| Instruction |
Each entry below should be written out exactly as it is, with no pictures.

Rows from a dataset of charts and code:
•••••

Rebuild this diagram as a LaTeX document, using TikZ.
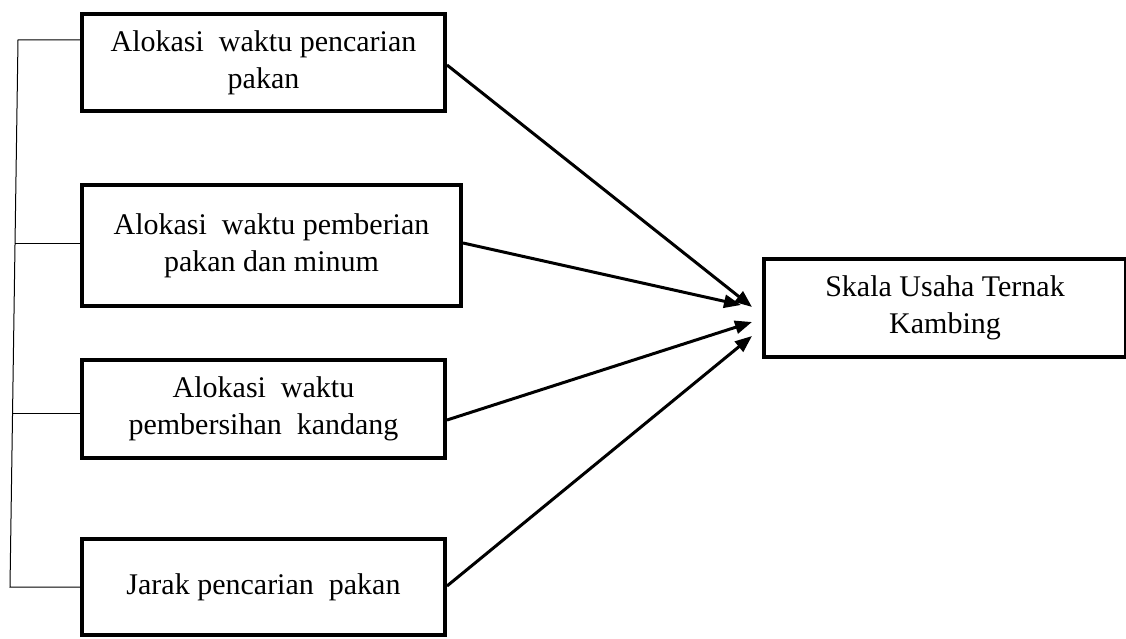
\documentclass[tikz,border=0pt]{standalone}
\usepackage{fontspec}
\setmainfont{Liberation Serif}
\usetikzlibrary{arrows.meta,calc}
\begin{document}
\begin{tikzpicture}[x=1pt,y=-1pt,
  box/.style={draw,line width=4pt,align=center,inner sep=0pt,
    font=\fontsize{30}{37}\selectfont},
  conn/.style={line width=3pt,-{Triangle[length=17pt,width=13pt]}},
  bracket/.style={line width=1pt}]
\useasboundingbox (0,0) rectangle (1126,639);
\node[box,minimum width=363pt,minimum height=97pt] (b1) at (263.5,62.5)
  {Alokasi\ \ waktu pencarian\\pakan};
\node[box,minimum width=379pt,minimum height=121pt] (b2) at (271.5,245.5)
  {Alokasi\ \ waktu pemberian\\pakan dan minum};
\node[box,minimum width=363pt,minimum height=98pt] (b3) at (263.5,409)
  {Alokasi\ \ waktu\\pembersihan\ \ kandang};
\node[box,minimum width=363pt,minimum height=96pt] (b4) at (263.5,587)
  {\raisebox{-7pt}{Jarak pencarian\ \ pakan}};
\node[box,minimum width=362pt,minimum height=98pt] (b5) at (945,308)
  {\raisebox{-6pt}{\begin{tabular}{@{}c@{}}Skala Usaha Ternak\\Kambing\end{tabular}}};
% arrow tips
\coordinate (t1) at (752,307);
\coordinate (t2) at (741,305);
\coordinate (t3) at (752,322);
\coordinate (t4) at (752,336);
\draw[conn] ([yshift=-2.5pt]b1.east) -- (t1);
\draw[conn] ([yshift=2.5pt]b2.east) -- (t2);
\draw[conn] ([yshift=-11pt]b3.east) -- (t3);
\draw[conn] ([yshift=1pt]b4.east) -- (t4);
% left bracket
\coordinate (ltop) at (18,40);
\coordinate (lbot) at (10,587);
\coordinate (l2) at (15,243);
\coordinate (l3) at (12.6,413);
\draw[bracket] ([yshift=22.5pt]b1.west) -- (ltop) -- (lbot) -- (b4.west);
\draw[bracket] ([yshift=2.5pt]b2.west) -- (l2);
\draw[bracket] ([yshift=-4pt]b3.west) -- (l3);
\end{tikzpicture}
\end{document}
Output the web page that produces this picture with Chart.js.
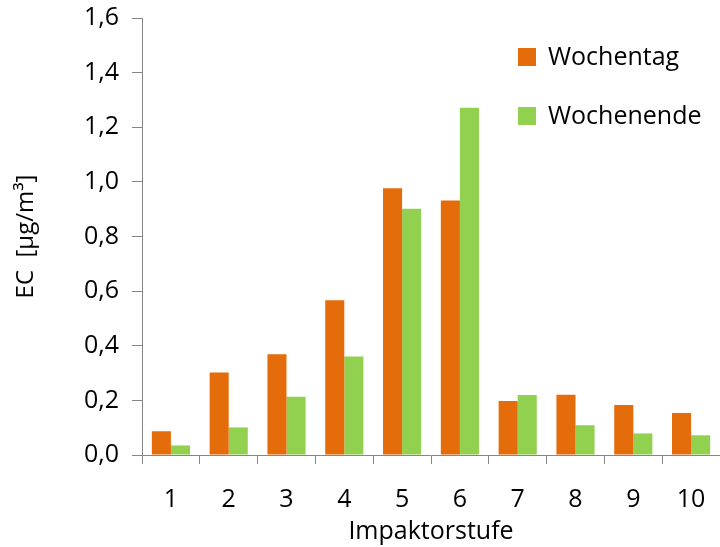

•••••

| Answer to the exercise |
Rebuild this diagram as a LaTeX document, using TikZ.
\documentclass[tikz,border=0pt]{standalone}
\usepackage{fontspec}
\setmainfont{Liberation Serif}
\usetikzlibrary{arrows.meta,calc}
\begin{document}
\begin{tikzpicture}[x=1pt,y=-1pt,
  box/.style={draw,line width=4pt,align=center,inner sep=0pt,
    font=\fontsize{30}{37}\selectfont},
  conn/.style={line width=3pt,-{Triangle[length=17pt,width=13pt]}},
  bracket/.style={line width=1pt}]
\useasboundingbox (0,0) rectangle (1126,639);
\node[box,minimum width=363pt,minimum height=97pt] (b1) at (263.5,62.5)
  {Alokasi\ \ waktu pencarian\\pakan};
\node[box,minimum width=379pt,minimum height=121pt] (b2) at (271.5,245.5)
  {Alokasi\ \ waktu pemberian\\pakan dan minum};
\node[box,minimum width=363pt,minimum height=98pt] (b3) at (263.5,409)
  {Alokasi\ \ waktu\\pembersihan\ \ kandang};
\node[box,minimum width=363pt,minimum height=96pt] (b4) at (263.5,587)
  {\raisebox{-7pt}{Jarak pencarian\ \ pakan}};
\node[box,minimum width=362pt,minimum height=98pt] (b5) at (945,308)
  {\raisebox{-6pt}{\begin{tabular}{@{}c@{}}Skala Usaha Ternak\\Kambing\end{tabular}}};
% arrow tips
\coordinate (t1) at (752,307);
\coordinate (t2) at (741,305);
\coordinate (t3) at (752,322);
\coordinate (t4) at (752,336);
\draw[conn] ([yshift=-2.5pt]b1.east) -- (t1);
\draw[conn] ([yshift=2.5pt]b2.east) -- (t2);
\draw[conn] ([yshift=-11pt]b3.east) -- (t3);
\draw[conn] ([yshift=1pt]b4.east) -- (t4);
% left bracket
\coordinate (ltop) at (18,40);
\coordinate (lbot) at (10,587);
\coordinate (l2) at (15,243);
\coordinate (l3) at (12.6,413);
\draw[bracket] ([yshift=22.5pt]b1.west) -- (ltop) -- (lbot) -- (b4.west);
\draw[bracket] ([yshift=2.5pt]b2.west) -- (l2);
\draw[bracket] ([yshift=-4pt]b3.west) -- (l3);
\end{tikzpicture}
\end{document}
Output the web page that produces this picture with Chart.js.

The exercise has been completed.